The values of n,x,a,b are quite large in my case and this way of computing pmf and then using a uniform random variable to generate the sample seems extremely inefficient due to the factorial terms in nCx.
What's a nice/efficient way to achieve this?
This is a way to collect all the values of bin in a pretty short time:
from scipy.special import comb
import numpy as np
def distribution(n, p=0.5):
x = np.arange(n+1)
return comb(n, x, exact=False) * p ** x * (1 - p) ** (n - x)
It can be done in a quarter of microsecond for n=1000.
Sample run:
>>> distribution(4):
array([0.0625, 0.25 , 0.375 , 0.25 , 0.0625])
You can sum specific parts of this array like so:
>>> np.sum(distribution(4)[2:4])
0.625
Remark: For n>1000 middle values of this distribution requires to use extremely large numbers in multiplication therefore RuntimeWarning is raised.

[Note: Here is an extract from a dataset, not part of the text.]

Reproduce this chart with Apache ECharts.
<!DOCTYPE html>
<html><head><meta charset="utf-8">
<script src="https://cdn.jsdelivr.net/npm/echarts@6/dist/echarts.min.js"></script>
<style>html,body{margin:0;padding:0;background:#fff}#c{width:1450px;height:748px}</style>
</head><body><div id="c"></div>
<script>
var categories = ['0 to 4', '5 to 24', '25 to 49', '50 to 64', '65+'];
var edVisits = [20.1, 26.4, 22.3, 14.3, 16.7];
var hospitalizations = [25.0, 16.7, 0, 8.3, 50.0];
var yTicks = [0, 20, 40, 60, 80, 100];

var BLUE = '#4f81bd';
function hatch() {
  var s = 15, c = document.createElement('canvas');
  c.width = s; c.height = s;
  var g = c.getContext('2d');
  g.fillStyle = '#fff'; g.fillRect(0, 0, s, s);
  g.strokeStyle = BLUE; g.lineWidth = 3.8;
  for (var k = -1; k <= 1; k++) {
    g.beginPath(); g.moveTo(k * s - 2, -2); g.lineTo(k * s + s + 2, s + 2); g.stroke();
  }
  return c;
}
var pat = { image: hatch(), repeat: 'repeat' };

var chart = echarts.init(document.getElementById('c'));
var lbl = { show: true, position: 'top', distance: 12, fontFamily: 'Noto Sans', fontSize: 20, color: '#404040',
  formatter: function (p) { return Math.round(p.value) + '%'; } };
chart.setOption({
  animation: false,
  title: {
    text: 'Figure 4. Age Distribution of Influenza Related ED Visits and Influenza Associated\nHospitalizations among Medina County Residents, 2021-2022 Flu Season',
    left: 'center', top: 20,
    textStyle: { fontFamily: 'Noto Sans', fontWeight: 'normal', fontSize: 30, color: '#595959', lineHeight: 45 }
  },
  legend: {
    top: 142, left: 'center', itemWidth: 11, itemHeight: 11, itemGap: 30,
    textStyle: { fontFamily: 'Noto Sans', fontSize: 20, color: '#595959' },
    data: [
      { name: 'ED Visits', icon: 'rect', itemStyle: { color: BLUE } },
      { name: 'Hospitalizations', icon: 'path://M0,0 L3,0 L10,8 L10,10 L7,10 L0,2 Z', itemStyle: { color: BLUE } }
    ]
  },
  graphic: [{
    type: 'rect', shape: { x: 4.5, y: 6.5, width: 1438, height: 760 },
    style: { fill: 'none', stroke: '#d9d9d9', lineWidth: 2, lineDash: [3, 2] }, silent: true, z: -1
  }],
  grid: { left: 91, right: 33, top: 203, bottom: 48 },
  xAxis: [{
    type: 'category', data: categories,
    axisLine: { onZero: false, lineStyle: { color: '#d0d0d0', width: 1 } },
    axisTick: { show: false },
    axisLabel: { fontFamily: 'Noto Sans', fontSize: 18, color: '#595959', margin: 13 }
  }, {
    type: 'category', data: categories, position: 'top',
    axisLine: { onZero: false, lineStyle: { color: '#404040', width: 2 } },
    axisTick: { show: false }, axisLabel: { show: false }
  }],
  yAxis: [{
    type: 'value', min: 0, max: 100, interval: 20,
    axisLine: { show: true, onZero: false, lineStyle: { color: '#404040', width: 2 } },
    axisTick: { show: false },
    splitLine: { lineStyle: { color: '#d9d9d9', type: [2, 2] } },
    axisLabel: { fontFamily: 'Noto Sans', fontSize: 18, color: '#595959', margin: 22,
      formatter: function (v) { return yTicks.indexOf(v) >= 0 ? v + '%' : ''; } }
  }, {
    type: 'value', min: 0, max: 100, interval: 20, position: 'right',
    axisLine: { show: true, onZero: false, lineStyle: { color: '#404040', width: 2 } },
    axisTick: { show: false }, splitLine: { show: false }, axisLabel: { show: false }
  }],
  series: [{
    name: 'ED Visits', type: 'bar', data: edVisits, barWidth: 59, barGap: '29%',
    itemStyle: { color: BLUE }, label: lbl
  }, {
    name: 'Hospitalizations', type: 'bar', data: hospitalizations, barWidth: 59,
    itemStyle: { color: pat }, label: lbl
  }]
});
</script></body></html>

You can use scipy.stats.binom equivalently:
from scipy.stats import binom
def distribution(n, p):
return binom.pmf(np.arange(n+1), n, p)
This does the same as above mentioned method quite efficiently (n=1000000 in a third of second). Alternatively, you can use binom.cdf(np.arange(n+1), n, p) which calculate cumulative sum of binom.pmf. Then subtraction of bth and ath items of this array gives an output which is very close to what you expect.